# What to do
Only the lines from the start of the data through the line with "from matplotlib.patches import FancyBboxPatch" belong in the copy. Restate them word for word, minus the pictures.
## Begin
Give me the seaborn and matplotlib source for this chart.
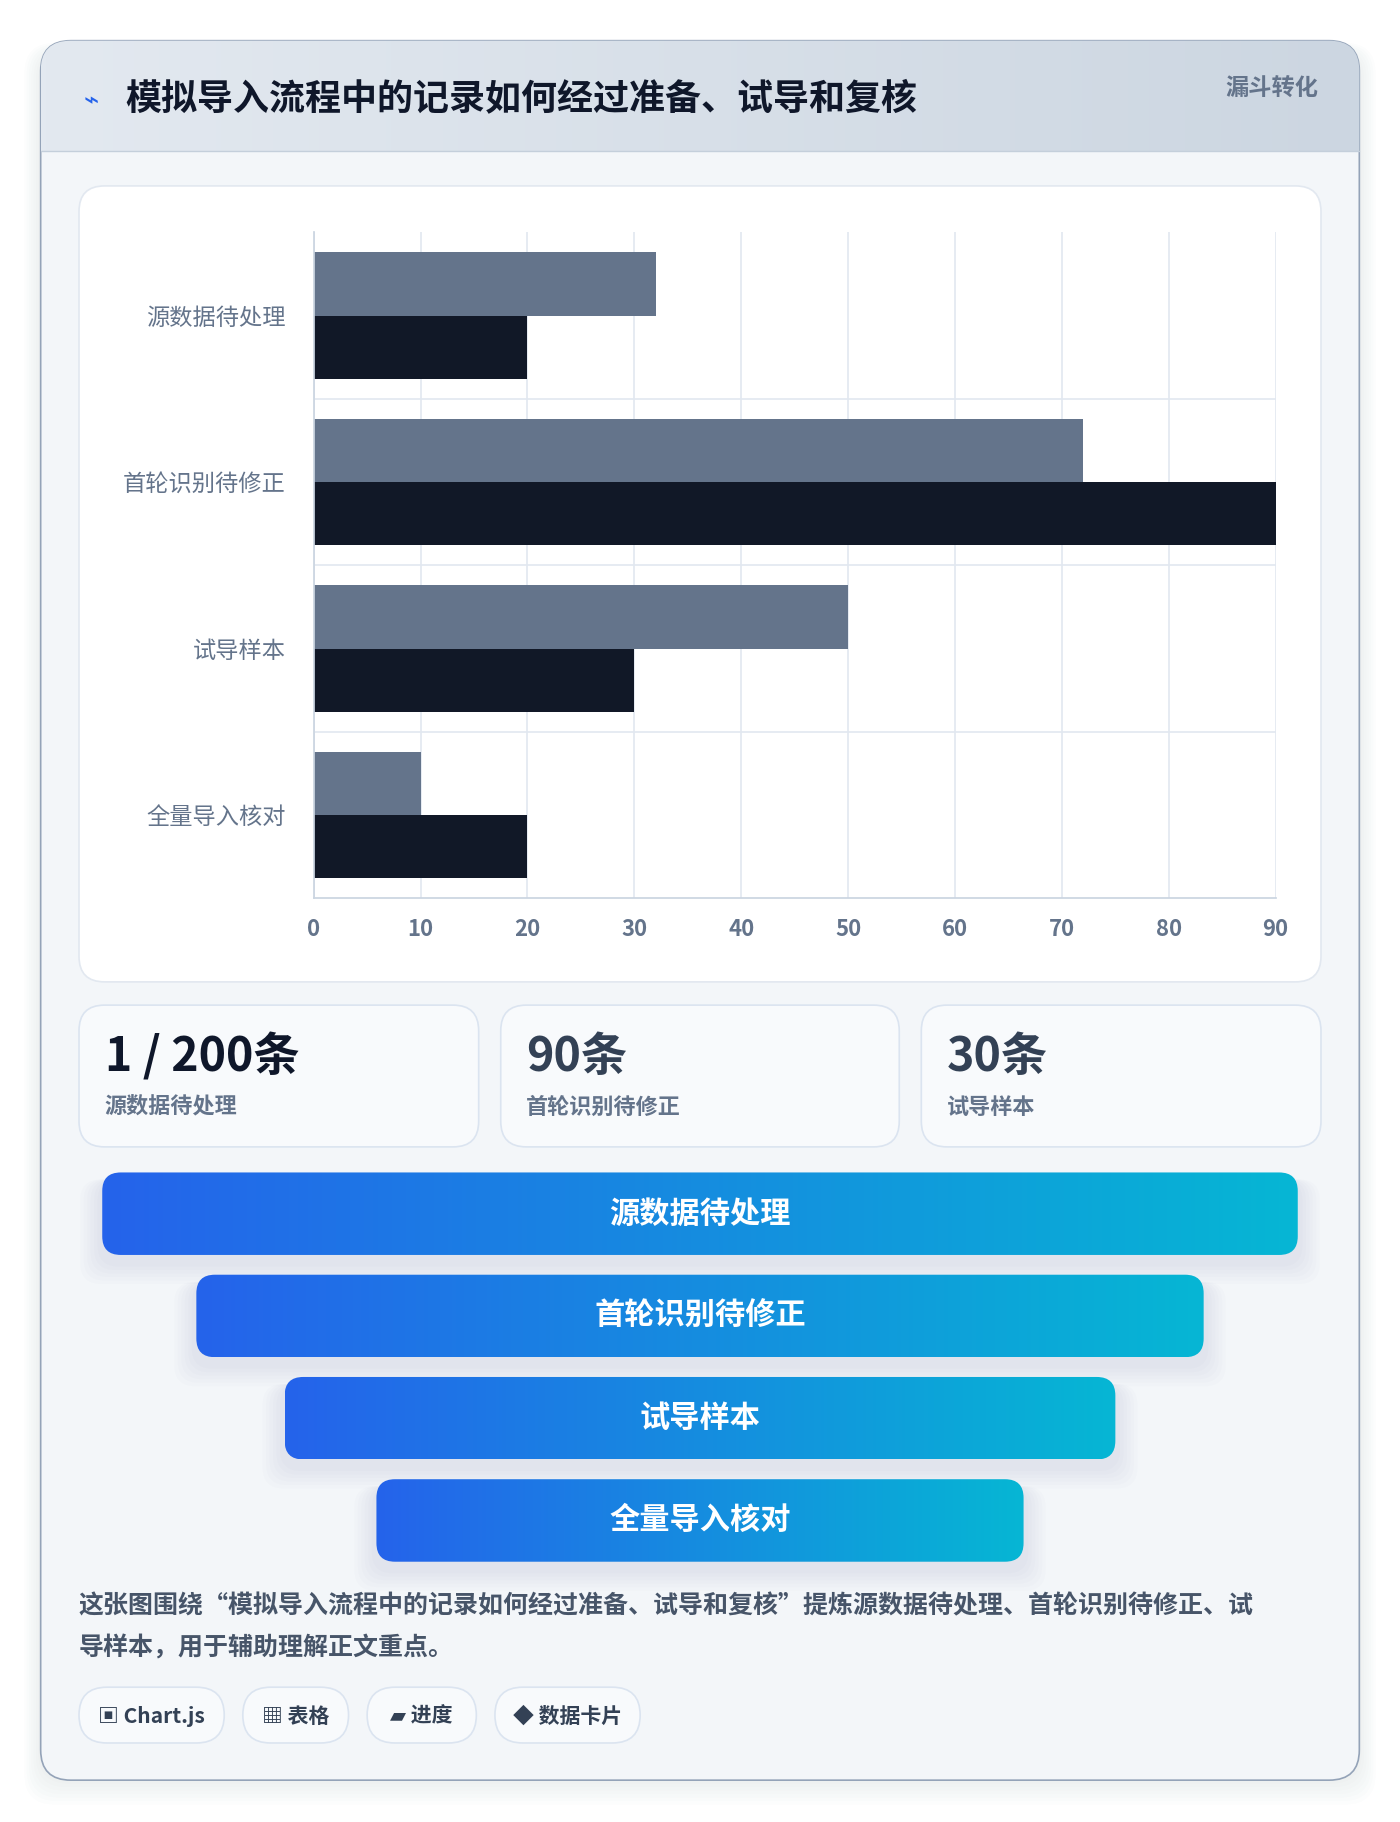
import numpy as np
import pandas as pd
import matplotlib
matplotlib.use("Agg")
import matplotlib.pyplot as plt
import seaborn as sns
from matplotlib.patches import FancyBboxPatch

categories = ["源数据待处理", "首轮识别待修正", "试导样本", "全量导入核对"]
series_a = [32, 72, 50, 10]
series_b = [20, 90, 30, 20]
stat_values = ["1 / 200条", "90条", "30条"]
stat_labels = ["源数据待处理", "首轮识别待修正", "试导样本"]
funnel_labels = ["源数据待处理", "首轮识别待修正", "试导样本", "全量导入核对"]
chips = ["▣ Chart.js", "▦ 表格", "▰ 进度", "◆ 数据卡片"]
title = "模拟导入流程中的记录如何经过准备、试导和复核"
badge = "漏斗转化"
note = ["这张图围绕“模拟导入流程中的记录如何经过准备、试导和复核”提炼源数据待处理、首轮识别待修正、试",
        "导样本，用于辅助理解正文重点。"]

sns.set_theme(style="white")
plt.rcParams['font.family'] = ['Noto Sans CJK SC', 'DejaVu Sans']

W, H = 1205, 1568
S = 1400 / W
def fs(px):
    return px * S * 0.72

fig = plt.figure(figsize=(14, 18.22), dpi=100)
fig.patch.set_facecolor("white")
bg = fig.add_axes([0, 0, 1, 1])
bg.set_xlim(0, W); bg.set_ylim(H, 0); bg.axis("off")

def rbox(x0, y0, x1, y1, r, fc, ec="none", lw=1, z=1, ax=bg):
    p = FancyBboxPatch((x0, y0), x1 - x0, y1 - y0, boxstyle=f"round,pad=0,rounding_size={r}",
                       fc=fc, ec=ec, lw=lw, zorder=z)
    ax.add_patch(p)
    return p

# shadow + card
for i in range(8):
    rbox(35 - i*2, 40 - i*1 + 4, 1170 + i*2, 1532 + i*3, 26, (0.3, 0.35, 0.45, 0.012), z=0)
card = rbox(35, 35, 1170, 1532, 26, "#f3f6f9", ec="#94a3b8", lw=1.2, z=1)
# header band
grad = np.linspace(0, 1, 256).reshape(1, -1)
hdr = bg.imshow(grad, extent=(35, 1170, 130, 35), cmap=matplotlib.colors.LinearSegmentedColormap.from_list("h", ["#e3e9f0", "#ccd6e1"]),
                aspect="auto", zorder=2)
hdr.set_clip_path(card)
bg.plot([35, 1170], [130, 130], color="#c4cfdb", lw=1, zorder=3)
bg.text(72, 87, "⌁", color="#2563eb", fontsize=fs(22), va="center", zorder=4, family=['DejaVu Sans'])
bg.text(108, 85, title, fontsize=fs(31), fontweight="bold", color="#0f172a", va="center", zorder=4)
bg.text(1135, 77, badge, fontsize=fs(20), fontweight="bold", color="#64748b", va="center", ha="right", zorder=4)

# chart panel
rbox(68, 160, 1137, 845, 22, "white", ec="#e2e8f0", lw=1.2, z=2)
ax = fig.add_axes([270 / W, 1 - 773 / H, (1098 - 270) / W, (773 - 200) / H])
df = pd.DataFrame({"cat": categories * 2, "val": series_a + series_b,
                   "s": ["a"] * 4 + ["b"] * 4})
sns.barplot(data=df, y="cat", x="val", hue="s", palette=["#64748b", "#111827"],
            orient="h", ax=ax, width=0.76, legend=False, saturation=1)
for p in ax.patches:
    p.set_edgecolor("none")
ax.set_xlim(0, 90)
ax.set_xticks(range(0, 91, 10))
ax.set_ylim(3.5, -0.5)
ax.set_xlabel(""); ax.set_ylabel("")
ax.set_facecolor("none")
for yb in [0.5, 1.5, 2.5]:
    ax.axhline(yb, color="#e2e8f0", lw=1.2, zorder=0)
ax.grid(axis="x", color="#e2e8f0", lw=1.2)
ax.set_axisbelow(True)
for sp in ["top", "right"]:
    ax.spines[sp].set_visible(False)
ax.spines["left"].set_color("#cbd5e1"); ax.spines["bottom"].set_color("#cbd5e1")
ax.tick_params(axis="x", colors="#64748b", labelsize=fs(19), length=8, color="#cbd5e1", pad=6)
ax.tick_params(axis="y", colors="#64748b", labelsize=fs(20), length=18, color="#e2e8f0", pad=2)
for t in ax.get_xticklabels():
    t.set_fontweight("bold")

# stat cards
xs = [(68, 412), (431, 774), (793, 1137)]
for (x0, x1), v, l in zip(xs, stat_values, stat_labels):
    rbox(x0, 865, x1, 987, 22, "#f8fafc", ec="#dbe4f0", lw=1.2, z=2)
    bg.text(x0 + 22, 910, v, fontsize=fs(40), fontweight="bold",
            color="#0f172a" if v == stat_values[0] else "#334155", va="center", zorder=3)
    bg.text(x0 + 22, 953, l, fontsize=fs(19), fontweight="bold", color="#64748b", va="center", zorder=3)

# funnel
cmap = matplotlib.colors.LinearSegmentedColormap.from_list("f", ["#2563eb", "#06b6d4"])
fx = [(88, 1117), (169, 1036), (245, 960), (324, 881)]
for i, ((x0, x1), lab) in enumerate(zip(fx, funnel_labels)):
    y0 = 1009 + i * 88
    y1 = y0 + 71
    for k in range(6):
        rbox(x0 - 4 - k*3, y0 + 6, x1 + 4 + k*3, y1 + 10 + k*3, 18, (0.3, 0.4, 0.55, 0.015), z=2)
    clip = rbox(x0, y0, x1, y1, 16, "none", z=3)
    im = bg.imshow(grad, extent=(x0, x1, y1, y0), cmap=cmap, aspect="auto", zorder=3)
    im.set_clip_path(clip)
    bg.text((x0 + x1) / 2, (y0 + y1) / 2, lab, color="white", fontsize=fs(26),
            fontweight="bold", ha="center", va="center", zorder=4)

# note
for j, line in enumerate(note):
    bg.text(68, 1382 + j * 36, line, fontsize=fs(21.5), fontweight="bold", color="#475569",
            va="center", zorder=3)

# chips
cx = [(68, 193), (209, 300), (316, 410), (426, 551)]
for (x0, x1), c in zip(cx, chips):
    rbox(x0, 1452, x1, 1500, 24, "#f8fafc", ec="#dbe4f0", lw=1.2, z=2)
    bg.text((x0 + x1) / 2, 1477, c, fontsize=fs(18), fontweight="bold", color="#334155",
            ha="center", va="center", zorder=3, family=['Noto Sans CJK SC', 'DejaVu Sans'])

bg.set_xlim(0, W); bg.set_ylim(H, 0)
fig.savefig("out.png", dpi=100)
## End
# Result of the exercise
Give me the seaborn and matplotlib source for this chart.
import numpy as np
import pandas as pd
import matplotlib
matplotlib.use("Agg")
import matplotlib.pyplot as plt
import seaborn as sns
from matplotlib.patches import FancyBboxPatch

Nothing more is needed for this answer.